[GIVEN MATERIAL start]
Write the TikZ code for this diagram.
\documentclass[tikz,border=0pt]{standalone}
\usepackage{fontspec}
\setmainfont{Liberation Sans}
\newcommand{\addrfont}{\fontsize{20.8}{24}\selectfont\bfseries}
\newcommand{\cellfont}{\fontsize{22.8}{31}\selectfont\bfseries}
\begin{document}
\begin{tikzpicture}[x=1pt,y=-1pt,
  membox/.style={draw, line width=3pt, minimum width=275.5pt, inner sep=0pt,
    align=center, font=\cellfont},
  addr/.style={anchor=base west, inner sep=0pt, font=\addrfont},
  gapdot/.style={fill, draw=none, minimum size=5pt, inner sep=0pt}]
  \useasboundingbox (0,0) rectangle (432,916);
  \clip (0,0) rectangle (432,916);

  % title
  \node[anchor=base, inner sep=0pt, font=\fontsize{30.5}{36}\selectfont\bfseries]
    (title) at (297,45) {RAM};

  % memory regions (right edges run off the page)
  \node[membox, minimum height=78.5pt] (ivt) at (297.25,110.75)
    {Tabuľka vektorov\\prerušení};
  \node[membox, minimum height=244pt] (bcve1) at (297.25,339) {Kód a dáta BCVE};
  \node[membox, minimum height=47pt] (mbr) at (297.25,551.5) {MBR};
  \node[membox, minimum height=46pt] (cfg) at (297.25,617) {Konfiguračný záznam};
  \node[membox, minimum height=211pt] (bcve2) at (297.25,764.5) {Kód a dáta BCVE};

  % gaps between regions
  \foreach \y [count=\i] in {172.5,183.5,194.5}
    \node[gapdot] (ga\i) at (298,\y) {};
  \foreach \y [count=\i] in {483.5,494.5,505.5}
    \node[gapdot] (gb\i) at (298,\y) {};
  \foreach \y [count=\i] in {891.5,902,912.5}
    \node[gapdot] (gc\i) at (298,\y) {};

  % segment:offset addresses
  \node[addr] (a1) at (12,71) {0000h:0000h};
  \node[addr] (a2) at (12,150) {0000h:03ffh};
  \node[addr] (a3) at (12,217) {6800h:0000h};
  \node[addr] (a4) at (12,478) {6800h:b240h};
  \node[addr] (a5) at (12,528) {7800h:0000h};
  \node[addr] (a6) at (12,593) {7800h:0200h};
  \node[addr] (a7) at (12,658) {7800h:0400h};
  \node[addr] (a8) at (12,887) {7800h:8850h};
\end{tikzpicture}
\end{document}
[GIVEN MATERIAL end]
Copy each line of the data exactly, leaving nothing out.

Write the TikZ code for this diagram.
\documentclass[tikz,border=0pt]{standalone}
\usepackage{fontspec}
\setmainfont{Liberation Sans}
\newcommand{\addrfont}{\fontsize{20.8}{24}\selectfont\bfseries}
\newcommand{\cellfont}{\fontsize{22.8}{31}\selectfont\bfseries}
\begin{document}
\begin{tikzpicture}[x=1pt,y=-1pt,
  membox/.style={draw, line width=3pt, minimum width=275.5pt, inner sep=0pt,
    align=center, font=\cellfont},
  addr/.style={anchor=base west, inner sep=0pt, font=\addrfont},
  gapdot/.style={fill, draw=none, minimum size=5pt, inner sep=0pt}]
  \useasboundingbox (0,0) rectangle (432,916);
  \clip (0,0) rectangle (432,916);

  % title
  \node[anchor=base, inner sep=0pt, font=\fontsize{30.5}{36}\selectfont\bfseries]
    (title) at (297,45) {RAM};

  % memory regions (right edges run off the page)
  \node[membox, minimum height=78.5pt] (ivt) at (297.25,110.75)
    {Tabuľka vektorov\\prerušení};
  \node[membox, minimum height=244pt] (bcve1) at (297.25,339) {Kód a dáta BCVE};
  \node[membox, minimum height=47pt] (mbr) at (297.25,551.5) {MBR};
  \node[membox, minimum height=46pt] (cfg) at (297.25,617) {Konfiguračný záznam};
  \node[membox, minimum height=211pt] (bcve2) at (297.25,764.5) {Kód a dáta BCVE};

  % gaps between regions
  \foreach \y [count=\i] in {172.5,183.5,194.5}
    \node[gapdot] (ga\i) at (298,\y) {};
  \foreach \y [count=\i] in {483.5,494.5,505.5}
    \node[gapdot] (gb\i) at (298,\y) {};
  \foreach \y [count=\i] in {891.5,902,912.5}
    \node[gapdot] (gc\i) at (298,\y) {};

  % segment:offset addresses
  \node[addr] (a1) at (12,71) {0000h:0000h};
  \node[addr] (a2) at (12,150) {0000h:03ffh};
  \node[addr] (a3) at (12,217) {6800h:0000h};
  \node[addr] (a4) at (12,478) {6800h:b240h};
  \node[addr] (a5) at (12,528) {7800h:0000h};
  \node[addr] (a6) at (12,593) {7800h:0200h};
  \node[addr] (a7) at (12,658) {7800h:0400h};
  \node[addr] (a8) at (12,887) {7800h:8850h};
\end{tikzpicture}
\end{document}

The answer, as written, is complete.